_Recorded information_
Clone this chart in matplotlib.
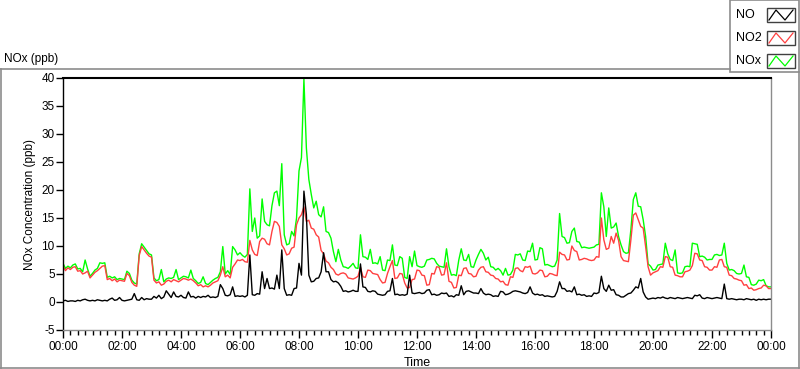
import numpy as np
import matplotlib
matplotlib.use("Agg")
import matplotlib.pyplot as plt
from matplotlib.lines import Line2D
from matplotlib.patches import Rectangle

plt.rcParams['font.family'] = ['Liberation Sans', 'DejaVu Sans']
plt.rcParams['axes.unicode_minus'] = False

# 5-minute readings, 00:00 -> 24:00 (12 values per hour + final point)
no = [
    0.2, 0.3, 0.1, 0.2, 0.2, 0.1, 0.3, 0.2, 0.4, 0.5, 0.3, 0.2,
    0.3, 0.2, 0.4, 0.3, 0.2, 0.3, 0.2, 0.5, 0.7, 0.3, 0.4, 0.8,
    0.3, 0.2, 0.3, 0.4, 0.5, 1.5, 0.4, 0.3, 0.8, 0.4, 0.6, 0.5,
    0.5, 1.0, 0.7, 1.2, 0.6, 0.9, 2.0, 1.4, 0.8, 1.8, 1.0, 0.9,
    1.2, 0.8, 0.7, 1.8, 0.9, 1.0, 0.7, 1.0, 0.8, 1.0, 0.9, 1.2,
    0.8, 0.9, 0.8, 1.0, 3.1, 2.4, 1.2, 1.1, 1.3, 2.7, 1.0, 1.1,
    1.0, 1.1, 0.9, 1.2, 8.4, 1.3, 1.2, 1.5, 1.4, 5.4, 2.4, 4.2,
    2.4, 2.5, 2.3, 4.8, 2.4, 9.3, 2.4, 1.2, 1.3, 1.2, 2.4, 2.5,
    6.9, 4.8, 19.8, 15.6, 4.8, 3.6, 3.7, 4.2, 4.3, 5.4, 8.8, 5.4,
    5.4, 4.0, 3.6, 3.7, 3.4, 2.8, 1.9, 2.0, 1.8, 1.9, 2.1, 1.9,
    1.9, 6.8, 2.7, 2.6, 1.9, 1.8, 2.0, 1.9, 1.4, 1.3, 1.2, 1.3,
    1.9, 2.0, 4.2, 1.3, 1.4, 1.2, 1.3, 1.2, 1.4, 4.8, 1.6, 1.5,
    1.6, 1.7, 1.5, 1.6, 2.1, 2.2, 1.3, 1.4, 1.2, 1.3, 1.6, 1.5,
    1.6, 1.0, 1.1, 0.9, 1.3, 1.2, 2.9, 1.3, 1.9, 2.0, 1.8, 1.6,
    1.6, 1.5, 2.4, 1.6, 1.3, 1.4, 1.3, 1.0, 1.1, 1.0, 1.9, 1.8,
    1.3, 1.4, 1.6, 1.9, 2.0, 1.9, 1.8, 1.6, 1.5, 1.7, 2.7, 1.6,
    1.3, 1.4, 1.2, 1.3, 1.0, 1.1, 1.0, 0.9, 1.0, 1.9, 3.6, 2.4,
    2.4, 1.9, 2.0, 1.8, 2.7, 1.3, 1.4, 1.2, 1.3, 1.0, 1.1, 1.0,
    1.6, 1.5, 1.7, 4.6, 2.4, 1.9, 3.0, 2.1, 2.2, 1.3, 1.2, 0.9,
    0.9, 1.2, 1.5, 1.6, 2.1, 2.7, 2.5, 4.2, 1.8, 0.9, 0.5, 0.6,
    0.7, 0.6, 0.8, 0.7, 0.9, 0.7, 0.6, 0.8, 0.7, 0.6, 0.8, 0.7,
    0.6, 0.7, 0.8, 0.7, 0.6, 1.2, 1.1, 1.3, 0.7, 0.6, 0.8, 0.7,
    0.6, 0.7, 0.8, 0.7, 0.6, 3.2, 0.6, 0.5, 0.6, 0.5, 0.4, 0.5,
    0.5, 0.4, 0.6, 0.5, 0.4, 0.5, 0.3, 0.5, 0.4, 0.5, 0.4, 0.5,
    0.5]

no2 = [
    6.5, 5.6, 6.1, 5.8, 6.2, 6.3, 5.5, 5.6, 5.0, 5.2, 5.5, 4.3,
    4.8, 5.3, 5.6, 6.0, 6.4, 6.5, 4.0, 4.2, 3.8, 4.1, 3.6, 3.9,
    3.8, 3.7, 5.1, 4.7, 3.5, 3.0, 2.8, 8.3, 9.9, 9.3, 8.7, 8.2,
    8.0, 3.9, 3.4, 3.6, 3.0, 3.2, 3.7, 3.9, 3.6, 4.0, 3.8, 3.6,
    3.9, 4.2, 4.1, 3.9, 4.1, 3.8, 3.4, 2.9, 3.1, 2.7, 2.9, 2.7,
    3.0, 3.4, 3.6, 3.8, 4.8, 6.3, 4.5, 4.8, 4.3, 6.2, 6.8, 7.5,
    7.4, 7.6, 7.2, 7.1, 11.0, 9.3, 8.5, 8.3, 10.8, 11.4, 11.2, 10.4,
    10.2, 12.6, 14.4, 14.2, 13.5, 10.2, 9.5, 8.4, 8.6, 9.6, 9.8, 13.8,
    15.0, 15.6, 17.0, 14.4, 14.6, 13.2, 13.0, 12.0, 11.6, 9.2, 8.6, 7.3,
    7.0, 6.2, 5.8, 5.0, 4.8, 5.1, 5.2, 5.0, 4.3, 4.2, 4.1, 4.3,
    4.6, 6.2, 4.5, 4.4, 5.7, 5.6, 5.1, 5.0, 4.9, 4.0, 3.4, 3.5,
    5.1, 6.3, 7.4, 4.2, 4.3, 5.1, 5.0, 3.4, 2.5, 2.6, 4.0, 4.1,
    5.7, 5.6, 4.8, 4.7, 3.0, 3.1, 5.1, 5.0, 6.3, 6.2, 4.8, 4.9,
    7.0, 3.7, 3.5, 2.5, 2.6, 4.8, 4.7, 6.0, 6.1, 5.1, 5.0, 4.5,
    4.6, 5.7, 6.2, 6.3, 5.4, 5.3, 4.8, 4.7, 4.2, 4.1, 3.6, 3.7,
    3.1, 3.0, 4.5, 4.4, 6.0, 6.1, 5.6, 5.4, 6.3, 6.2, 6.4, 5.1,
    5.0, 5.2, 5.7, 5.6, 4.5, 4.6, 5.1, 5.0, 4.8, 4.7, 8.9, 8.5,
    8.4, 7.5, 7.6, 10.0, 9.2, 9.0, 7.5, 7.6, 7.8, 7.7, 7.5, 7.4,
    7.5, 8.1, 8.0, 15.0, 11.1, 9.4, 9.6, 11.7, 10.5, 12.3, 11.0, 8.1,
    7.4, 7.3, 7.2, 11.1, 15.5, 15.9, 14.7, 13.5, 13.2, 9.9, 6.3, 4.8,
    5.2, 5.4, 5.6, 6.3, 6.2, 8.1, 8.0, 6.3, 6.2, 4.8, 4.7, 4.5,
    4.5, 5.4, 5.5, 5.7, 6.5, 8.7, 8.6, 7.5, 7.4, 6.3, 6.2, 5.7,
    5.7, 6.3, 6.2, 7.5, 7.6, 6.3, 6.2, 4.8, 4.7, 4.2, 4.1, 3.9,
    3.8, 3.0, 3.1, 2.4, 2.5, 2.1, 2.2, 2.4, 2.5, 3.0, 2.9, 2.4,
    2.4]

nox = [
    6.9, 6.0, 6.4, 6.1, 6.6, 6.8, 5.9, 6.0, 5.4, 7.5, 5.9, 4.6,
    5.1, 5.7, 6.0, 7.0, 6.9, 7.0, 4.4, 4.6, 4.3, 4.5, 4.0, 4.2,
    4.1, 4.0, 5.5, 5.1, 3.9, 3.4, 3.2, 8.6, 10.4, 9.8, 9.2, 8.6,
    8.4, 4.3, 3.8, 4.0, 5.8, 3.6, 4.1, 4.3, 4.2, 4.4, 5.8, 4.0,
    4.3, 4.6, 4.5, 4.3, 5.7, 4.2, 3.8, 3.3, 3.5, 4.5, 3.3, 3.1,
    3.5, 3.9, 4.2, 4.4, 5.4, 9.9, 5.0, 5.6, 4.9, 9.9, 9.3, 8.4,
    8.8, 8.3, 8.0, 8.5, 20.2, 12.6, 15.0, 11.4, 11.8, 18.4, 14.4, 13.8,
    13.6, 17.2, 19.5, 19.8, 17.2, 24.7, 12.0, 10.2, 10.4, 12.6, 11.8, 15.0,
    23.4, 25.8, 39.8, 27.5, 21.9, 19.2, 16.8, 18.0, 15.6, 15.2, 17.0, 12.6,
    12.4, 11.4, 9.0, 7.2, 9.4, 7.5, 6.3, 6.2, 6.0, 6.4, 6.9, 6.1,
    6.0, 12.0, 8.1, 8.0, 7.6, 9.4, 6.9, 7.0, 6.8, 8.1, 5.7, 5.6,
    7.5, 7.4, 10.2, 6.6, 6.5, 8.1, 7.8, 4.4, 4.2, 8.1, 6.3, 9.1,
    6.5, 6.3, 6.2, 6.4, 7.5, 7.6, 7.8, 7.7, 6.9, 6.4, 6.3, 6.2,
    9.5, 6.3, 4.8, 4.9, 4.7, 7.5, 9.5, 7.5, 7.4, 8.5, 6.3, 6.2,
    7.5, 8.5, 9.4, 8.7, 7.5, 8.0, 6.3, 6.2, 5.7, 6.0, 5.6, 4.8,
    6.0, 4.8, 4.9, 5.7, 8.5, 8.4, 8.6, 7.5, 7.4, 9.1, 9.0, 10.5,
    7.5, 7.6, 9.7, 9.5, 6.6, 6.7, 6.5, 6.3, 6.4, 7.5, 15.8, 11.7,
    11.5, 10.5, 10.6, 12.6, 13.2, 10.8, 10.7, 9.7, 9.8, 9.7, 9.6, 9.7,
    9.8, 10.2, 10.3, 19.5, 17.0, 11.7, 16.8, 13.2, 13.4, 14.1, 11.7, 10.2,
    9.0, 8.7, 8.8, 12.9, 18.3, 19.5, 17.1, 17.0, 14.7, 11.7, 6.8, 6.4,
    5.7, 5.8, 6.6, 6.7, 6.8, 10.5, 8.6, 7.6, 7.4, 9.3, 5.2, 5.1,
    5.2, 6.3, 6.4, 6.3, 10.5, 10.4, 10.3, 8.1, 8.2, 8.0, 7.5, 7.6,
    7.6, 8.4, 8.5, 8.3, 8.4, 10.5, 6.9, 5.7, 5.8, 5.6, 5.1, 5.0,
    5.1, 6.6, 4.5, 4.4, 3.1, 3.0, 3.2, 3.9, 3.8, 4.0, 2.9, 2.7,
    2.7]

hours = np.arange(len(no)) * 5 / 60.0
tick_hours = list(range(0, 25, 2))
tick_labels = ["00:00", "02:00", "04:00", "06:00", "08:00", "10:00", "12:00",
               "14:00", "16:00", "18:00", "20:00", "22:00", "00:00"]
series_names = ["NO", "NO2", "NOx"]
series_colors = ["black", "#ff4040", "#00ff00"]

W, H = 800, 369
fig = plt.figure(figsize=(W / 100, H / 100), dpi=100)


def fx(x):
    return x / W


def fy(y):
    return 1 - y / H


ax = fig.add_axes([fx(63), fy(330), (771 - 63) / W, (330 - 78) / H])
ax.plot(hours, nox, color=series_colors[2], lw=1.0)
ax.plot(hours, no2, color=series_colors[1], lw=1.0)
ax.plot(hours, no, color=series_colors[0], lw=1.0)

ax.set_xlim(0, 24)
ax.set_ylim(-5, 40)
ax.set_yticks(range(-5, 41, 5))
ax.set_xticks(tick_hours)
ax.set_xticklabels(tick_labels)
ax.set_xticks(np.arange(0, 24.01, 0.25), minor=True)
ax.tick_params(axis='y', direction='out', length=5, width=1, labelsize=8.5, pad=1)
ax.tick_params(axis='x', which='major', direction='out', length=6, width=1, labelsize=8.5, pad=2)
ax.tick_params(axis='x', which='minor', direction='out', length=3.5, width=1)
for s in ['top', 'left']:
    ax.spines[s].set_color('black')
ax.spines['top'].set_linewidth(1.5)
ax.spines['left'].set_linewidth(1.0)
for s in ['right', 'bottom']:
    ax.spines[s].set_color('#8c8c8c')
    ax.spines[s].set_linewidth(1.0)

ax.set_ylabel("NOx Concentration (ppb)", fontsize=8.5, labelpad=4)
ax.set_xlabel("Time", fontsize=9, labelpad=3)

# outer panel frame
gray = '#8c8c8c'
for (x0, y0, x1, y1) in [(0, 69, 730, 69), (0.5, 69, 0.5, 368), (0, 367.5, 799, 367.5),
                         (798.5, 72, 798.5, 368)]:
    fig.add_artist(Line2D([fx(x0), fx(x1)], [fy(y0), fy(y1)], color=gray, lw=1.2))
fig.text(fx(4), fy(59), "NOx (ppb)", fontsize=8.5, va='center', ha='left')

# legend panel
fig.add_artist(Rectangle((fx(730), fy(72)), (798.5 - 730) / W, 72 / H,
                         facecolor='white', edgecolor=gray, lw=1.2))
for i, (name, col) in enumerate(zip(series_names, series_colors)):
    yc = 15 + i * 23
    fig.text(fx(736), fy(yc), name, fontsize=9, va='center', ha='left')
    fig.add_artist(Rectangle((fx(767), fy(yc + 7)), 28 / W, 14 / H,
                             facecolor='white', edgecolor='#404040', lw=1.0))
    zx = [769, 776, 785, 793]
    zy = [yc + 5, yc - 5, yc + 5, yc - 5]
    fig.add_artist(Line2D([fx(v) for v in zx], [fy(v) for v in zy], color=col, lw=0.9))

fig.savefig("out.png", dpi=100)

_Exercise goal_
Write out each line of the listing above, exactly, from its first line to the line holding "plt.rcParams['axes.unicode_minus'] = False", inclusive. Skip the pictures.

_Solution to the exercise_
Clone this chart in matplotlib.
import numpy as np
import matplotlib
matplotlib.use("Agg")
import matplotlib.pyplot as plt
from matplotlib.lines import Line2D
from matplotlib.patches import Rectangle

plt.rcParams['font.family'] = ['Liberation Sans', 'DejaVu Sans']
plt.rcParams['axes.unicode_minus'] = False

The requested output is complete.